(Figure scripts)
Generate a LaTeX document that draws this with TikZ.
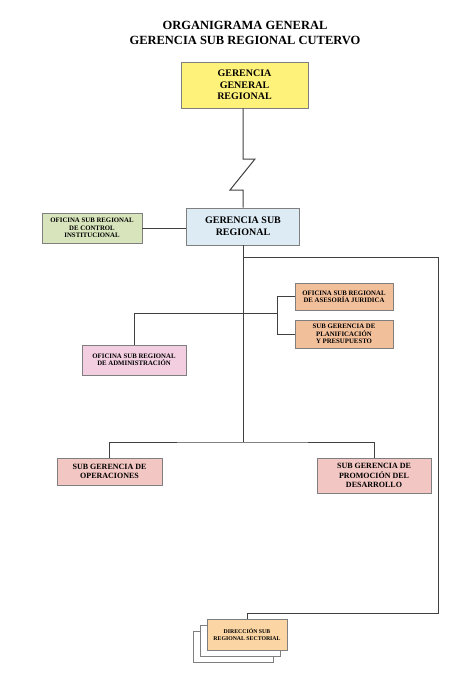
\documentclass[tikz,border=0pt]{standalone}
\usepackage{fontspec}
\setmainfont{Liberation Serif}
\usepackage{xcolor}
\definecolor{ggyellow}{HTML}{FFF27A}
\definecolor{gsblue}{HTML}{DCEBF4}
\definecolor{ctgreen}{HTML}{D8E4BC}
\definecolor{astan}{HTML}{F2BF9B}
\definecolor{adpink}{HTML}{F2CEE0}
\definecolor{sgsalmon}{HTML}{F2C6C2}
\definecolor{drorange}{HTML}{FBD6A4}
\definecolor{boxline}{HTML}{7F7F7F}
\definecolor{linkgray}{HTML}{404040}

\tikzset{
    orgbox/.style={draw=boxline, line width=0.8pt, align=center, inner sep=1pt,
                   font=\bfseries\fontsize{6.8}{7.4}\selectfont},
    shadowbox/.style={draw=boxline, line width=0.6pt, fill=white,
                      minimum width=80pt, minimum height=31pt},
    link/.style={draw=linkgray, line width=1pt}
}

\begin{document}
\begin{tikzpicture}[x=1pt, y=-1pt]
    \useasboundingbox (0,0) rectangle (474,677);

    % Title
    \node[align=center, font=\bfseries\fontsize{12.5}{15}\selectfont]
          (title) at (245,32.5) {ORGANIGRAMA GENERAL\\GERENCIA SUB REGIONAL CUTERVO};

    % Top boxes
    \node[orgbox, fill=ggyellow, minimum width=127pt, minimum height=46pt,
          font=\bfseries\fontsize{10}{11.5}\selectfont]
          (ggr) at (244.5,85) {GERENCIA\\GENERAL\\REGIONAL};
    \node[orgbox, fill=gsblue, minimum width=113pt, minimum height=37pt,
          font=\bfseries\fontsize{10}{12}\selectfont]
          (gsr) at (243,226.5) {GERENCIA SUB\\REGIONAL};
    \node[orgbox, fill=ctgreen, minimum width=100pt, minimum height=30pt]
          (oci) at (92,228) {OFICINA SUB REGIONAL\\DE CONTROL\\INSTITUCIONAL};

    % Advisory and planning
    \node[orgbox, fill=astan, minimum width=98pt, minimum height=27pt]
          (asj) at (344,296.5) {OFICINA SUB REGIONAL\\DE ASESOR\'IA JURIDICA};
    \node[orgbox, fill=astan, minimum width=98pt, minimum height=28pt]
          (spp) at (344,334) {SUB GERENCIA DE\\PLANIFICACI\'ON\\Y PRESUPUESTO};
    \node[orgbox, fill=adpink, minimum width=104pt, minimum height=30pt]
          (adm) at (134,360) {OFICINA SUB REGIONAL\\DE ADMINISTRACI\'ON};

    % Line units
    \node[orgbox, fill=sgsalmon, minimum width=105pt, minimum height=27pt,
          font=\bfseries\fontsize{8}{9.5}\selectfont]
          (sgo) at (109.5,471.5) {SUB GERENCIA DE\\OPERACIONES};
    \node[orgbox, fill=sgsalmon, minimum width=114pt, minimum height=35pt,
          font=\bfseries\fontsize{8}{9.5}\selectfont]
          (sgd) at (374,475.5) {SUB GERENCIA DE\\PROMOCI\'ON DEL\\DESARROLLO};

    % Sectoral offices (stacked)
    \node[shadowbox] (drs3) at (233,646.5) {};
    \node[shadowbox] (drs2) at (240,640.5) {};
    \node[orgbox, fill=drorange, minimum width=80pt, minimum height=31pt,
          font=\bfseries\fontsize{5.8}{6.8}\selectfont]
          (drs) at (247,634.5) {DIRECCI\'ON SUB\\REGIONAL SECTORIAL};

    % Connectors
    \coordinate (zz1) at (243,159);
    \coordinate (zz2) at (255,159);
    \coordinate (zz3) at (230,190);
    \coordinate (zz4) at (243,190);
    \draw[link] (zz1 |- ggr.south) -- (zz1) -- (zz2) -- (zz3) -- (zz4) -- (gsr.north);
    \draw[link] (oci.east) -- (oci.east -| gsr.west);

    \coordinate (trunk) at (243,442);
    \draw[link] (gsr.south) -- (trunk);
    \draw[link] (sgo.north) |- (trunk) -| (sgd.north);

    \coordinate (brk) at (277,313);
    \draw[link] (adm.north) |- (brk);
    \draw[link] (asj.west) -| (brk);
    \draw[link] (spp.west) -| (brk);

    \coordinate (loop) at (243,257);
    \coordinate (loopc) at (438,257);
    \draw[link] (loop) -- (loopc) -- ++(0,356) -| (drs.north);
\end{tikzpicture}
\end{document}
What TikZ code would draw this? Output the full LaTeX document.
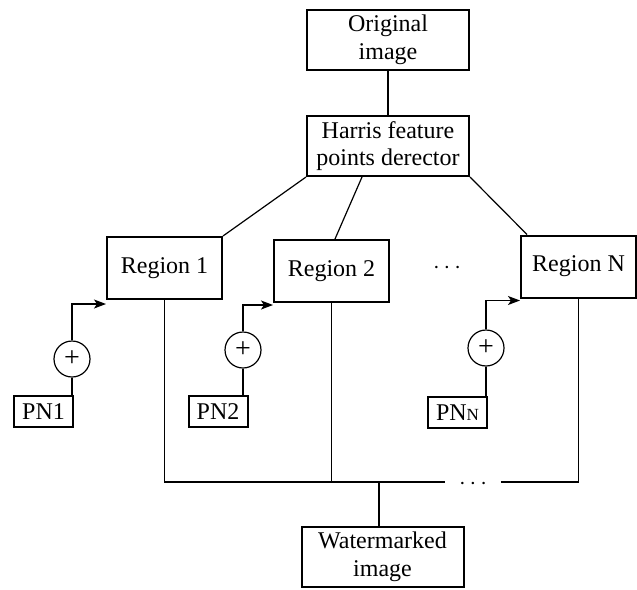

> **TASK INSTRUCTIONS**
Quote every entry exactly, with the pictures omitted.

> **FULL ANSWER**
Generate a LaTeX document that draws this with TikZ.
\documentclass[tikz,border=0pt]{standalone}
\usepackage{fontspec}
\setmainfont{Liberation Serif}
\usepackage{xcolor}
\definecolor{ggyellow}{HTML}{FFF27A}
\definecolor{gsblue}{HTML}{DCEBF4}
\definecolor{ctgreen}{HTML}{D8E4BC}
\definecolor{astan}{HTML}{F2BF9B}
\definecolor{adpink}{HTML}{F2CEE0}
\definecolor{sgsalmon}{HTML}{F2C6C2}
\definecolor{drorange}{HTML}{FBD6A4}
\definecolor{boxline}{HTML}{7F7F7F}
\definecolor{linkgray}{HTML}{404040}

\tikzset{
    orgbox/.style={draw=boxline, line width=0.8pt, align=center, inner sep=1pt,
                   font=\bfseries\fontsize{6.8}{7.4}\selectfont},
    shadowbox/.style={draw=boxline, line width=0.6pt, fill=white,
                      minimum width=80pt, minimum height=31pt},
    link/.style={draw=linkgray, line width=1pt}
}

\begin{document}
\begin{tikzpicture}[x=1pt, y=-1pt]
    \useasboundingbox (0,0) rectangle (474,677);

    % Title
    \node[align=center, font=\bfseries\fontsize{12.5}{15}\selectfont]
          (title) at (245,32.5) {ORGANIGRAMA GENERAL\\GERENCIA SUB REGIONAL CUTERVO};

    % Top boxes
    \node[orgbox, fill=ggyellow, minimum width=127pt, minimum height=46pt,
          font=\bfseries\fontsize{10}{11.5}\selectfont]
          (ggr) at (244.5,85) {GERENCIA\\GENERAL\\REGIONAL};
    \node[orgbox, fill=gsblue, minimum width=113pt, minimum height=37pt,
          font=\bfseries\fontsize{10}{12}\selectfont]
          (gsr) at (243,226.5) {GERENCIA SUB\\REGIONAL};
    \node[orgbox, fill=ctgreen, minimum width=100pt, minimum height=30pt]
          (oci) at (92,228) {OFICINA SUB REGIONAL\\DE CONTROL\\INSTITUCIONAL};

    % Advisory and planning
    \node[orgbox, fill=astan, minimum width=98pt, minimum height=27pt]
          (asj) at (344,296.5) {OFICINA SUB REGIONAL\\DE ASESOR\'IA JURIDICA};
    \node[orgbox, fill=astan, minimum width=98pt, minimum height=28pt]
          (spp) at (344,334) {SUB GERENCIA DE\\PLANIFICACI\'ON\\Y PRESUPUESTO};
    \node[orgbox, fill=adpink, minimum width=104pt, minimum height=30pt]
          (adm) at (134,360) {OFICINA SUB REGIONAL\\DE ADMINISTRACI\'ON};

    % Line units
    \node[orgbox, fill=sgsalmon, minimum width=105pt, minimum height=27pt,
          font=\bfseries\fontsize{8}{9.5}\selectfont]
          (sgo) at (109.5,471.5) {SUB GERENCIA DE\\OPERACIONES};
    \node[orgbox, fill=sgsalmon, minimum width=114pt, minimum height=35pt,
          font=\bfseries\fontsize{8}{9.5}\selectfont]
          (sgd) at (374,475.5) {SUB GERENCIA DE\\PROMOCI\'ON DEL\\DESARROLLO};

    % Sectoral offices (stacked)
    \node[shadowbox] (drs3) at (233,646.5) {};
    \node[shadowbox] (drs2) at (240,640.5) {};
    \node[orgbox, fill=drorange, minimum width=80pt, minimum height=31pt,
          font=\bfseries\fontsize{5.8}{6.8}\selectfont]
          (drs) at (247,634.5) {DIRECCI\'ON SUB\\REGIONAL SECTORIAL};

    % Connectors
    \coordinate (zz1) at (243,159);
    \coordinate (zz2) at (255,159);
    \coordinate (zz3) at (230,190);
    \coordinate (zz4) at (243,190);
    \draw[link] (zz1 |- ggr.south) -- (zz1) -- (zz2) -- (zz3) -- (zz4) -- (gsr.north);
    \draw[link] (oci.east) -- (oci.east -| gsr.west);

    \coordinate (trunk) at (243,442);
    \draw[link] (gsr.south) -- (trunk);
    \draw[link] (sgo.north) |- (trunk) -| (sgd.north);

    \coordinate (brk) at (277,313);
    \draw[link] (adm.north) |- (brk);
    \draw[link] (asj.west) -| (brk);
    \draw[link] (spp.west) -| (brk);

    \coordinate (loop) at (243,257);
    \coordinate (loopc) at (438,257);
    \draw[link] (loop) -- (loopc) -- ++(0,356) -| (drs.north);
\end{tikzpicture}
\end{document}
What TikZ code would draw this? Output the full LaTeX document.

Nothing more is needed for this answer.